Nebst der persönlichen Situation gilt es vor allem aber auch, die Qualität seiner Pensionskasse zu prüfen. Denn bei weitem nicht jede Kasse ist wirklich einkaufswürdig. Vorsicht ist vor allem am Platz, wenn die Pensionskasse in Unterdeckung steckt, ihre Verpflichtungen und Versprechungen gegenüber ihren Versicherten also nicht jederzeit zu 100 Prozent erfüllen kann. Abzuraten ist in der Regel von Einkäufen in Vorsorgeeinrichtungen mit einem Deckungsgrad von weniger als 95 Prozent. Denn in solchen Fällen drohen Sanierungsmassnahmen. Dazu zählen nicht zuletzt Rentenkürzungen für die aktive Generation, wovon auch Guthaben im überobligatorischen Topf betroffen wären. Gelder im überobligatorischen Topf werden im Sanierungsfall häufig nicht mehr verzinst. Wechselt der Arbeitgeber die Pensionskasse oder kommt es zu einer Entlassungswelle, so gibt die bisherige Kasse normalerweise den Versicherten ihr Kapital nur noch gekürzt um den Betrag der Unterdeckung weiter.

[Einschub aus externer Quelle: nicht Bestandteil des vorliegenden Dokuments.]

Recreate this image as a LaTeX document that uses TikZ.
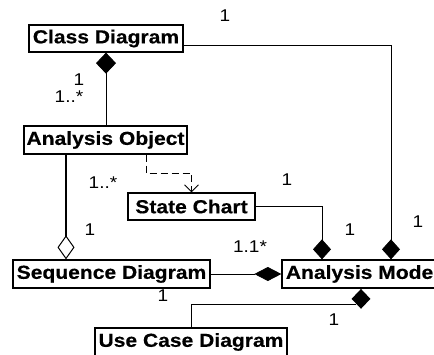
\documentclass[tikz,border=0pt]{standalone}
\usepackage{fontspec}
\setmainfont{Liberation Sans}[FakeStretch=1.12, BoldFeatures={FakeBold=0.4}]
\usetikzlibrary{arrows.meta,shapes.geometric}
\begin{document}
\begin{tikzpicture}[x=1pt,y=-1pt,
  box/.style={draw, line width=1.3pt, fill=white, inner sep=0pt, anchor=center,
    font=\fontsize{18.8}{20}\selectfont\bfseries},
  lab/.style={font=\fontsize{17}{18}\selectfont, inner sep=0pt, anchor=center},
  conn/.style={line width=0.85pt, draw=black},
  fdia/.style={-{Diamond[length=20pt,width=18pt]}}]
\useasboundingbox (0,0) rectangle (434,354);
\clip (0,0) rectangle (434,354);
% boxes
\node[box, minimum width=154pt, minimum height=27pt] (CD) at (106,38.5) {Class Diagram};
\node[box, minimum width=163pt, minimum height=28pt] (AO) at (105.5,140) {Analysis Object};
\node[box, minimum width=127pt, minimum height=27pt] (SC) at (191.5,206.5) {State Chart};
\node[box, minimum width=197pt, minimum height=28pt] (SD) at (111.5,274) {Sequence Diagram};
\node[box, minimum width=161pt, minimum height=28pt] (AM) at (362.5,274) {Analysis Model};
\node[box, minimum width=192pt, minimum height=28pt] (UC) at (191,342) {Use Case Diagram};
% helper coordinates
\coordinate (x66) at (66,0);
\coordinate (x322) at (322,0);
\coordinate (x391) at (391,0);
\coordinate (x361) at (361,0);
\coordinate (dA) at (146,173);
% connectors
\draw[conn, -{Diamond[length=21pt,width=20pt]}] (CD.south |- AO.north) -- (CD.south);
\draw[line width=2pt, -{Diamond[open,length=24pt,width=17pt,line width=1pt]}] (AO.south -| x66) -- (SD.north -| x66);
\draw[conn, dash pattern=on 7pt off 4pt, -{Straight Barb[length=7pt,width=14pt]}] (AO.south -| dA) -- (dA) -| (SC.north);
\draw[conn, fdia] (SC.east) -| (AM.north -| x322);
\draw[conn, fdia] ([yshift=-6.5pt]CD.east) -| (AM.north -| x391);
\draw[conn, -{Diamond[length=27pt,width=14pt]}] (SD.east) -- (AM.west);
\node[diamond, fill=black, inner sep=0pt, minimum width=19pt, minimum height=20pt, anchor=north] (dm) at (AM.south -| x361) {};
\draw[conn] (UC.north) |- (dm.south west);
% labels
\node[lab] (l1) at (225,16) {1};
\node[lab] (l2) at (79,80) {1};
\node[lab] (l3) at (69,97) {1..*};
\node[lab] (l4) at (103,183) {1..*};
\node[lab] (l5) at (90,230) {1};
\node[lab] (l6) at (287,180) {1};
\node[lab] (l7) at (350,230) {1};
\node[lab] (l8) at (418,222) {1};
\node[lab] (l9) at (250,247) {1.1*};
\node[lab] (l10) at (163,296) {1};
\node[lab] (l11) at (334,320) {1};
\end{tikzpicture}
\end{document}
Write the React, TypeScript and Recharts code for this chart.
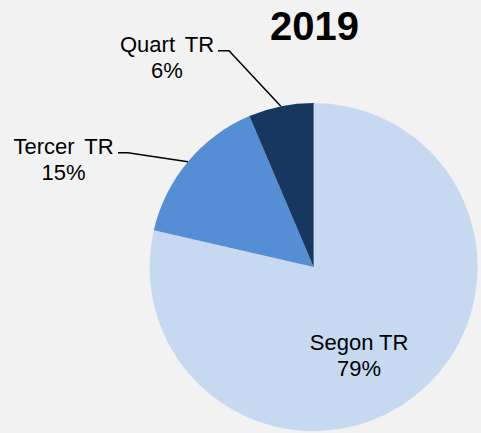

Der Deckungsgrad alleine sagt allerdings noch nicht genug über die Gesundheit einer Kasse aus. Denn viele Vorsorgeeinrichtungen schönen ihren Deckungsgrad, indem sie von überaus optimistischen internen Zinssätzen ausgehen. Oft rechnen sie noch damit, dass sie langfristig 3,5 und mehr Prozent jährliche Nettorendite erzielen. Eine realistische Einschätzung würde dagegen wohl eher von 2 bis 2,5 Prozent ausgehen. Die Mindestversicherung beträgt im Obligatorium derzeit 1,25 Prozent. Im Überobligatorium gibt es keinen Mindestsatz.

Eine Faustregel besagt, dass der Deckungsgrad pro halbem Prozent technischem Zinssatz um 5 Prozent fällt. Eine Pensionskasse mit einem angeblichen Deckungsgrad von 100 Prozent könnte bei einem internen Zinssatz von 3,5 Prozent und 50 Prozent Rentnern also leicht einen harten Deckungsgrad von lediglich 95 Prozent oder noch weniger aufweisen. Auf der sicheren Seite sind die Versicherten nur bei der Vollversicherung einer Lebensversicherung. Sie garantiert einen Deckungsgrad von mindestens 100 Prozent. Doch diese Sicherheit lässt sie sich mit höheren Prämien und tieferen Renten bezahlen.

Vorbezug

Der Vorbezug von Pensionskassengeldern ist in folgenden Fällen zulässig:

Zur Finanzierung von selbstgenutztem Wohneigentum (nur Hauptwohnsitz).

Beim Wechsel in eine selbstständige Tätigkeit zur Finanzierung des Firmenaufbaus oder zur Anschaffung von Maschinen, normalerweise beschränkt auf das erste Jahr.

Beim definitiven Verlassen der Schweiz in ein Land ausserhalb von EU und Efta. Der überobligatorische Teil darf auch beim Wechsel in ein EU- oder Efta-Land vorbezogen werden.

Bei Tod oder Invalidität (volle IV-Rente).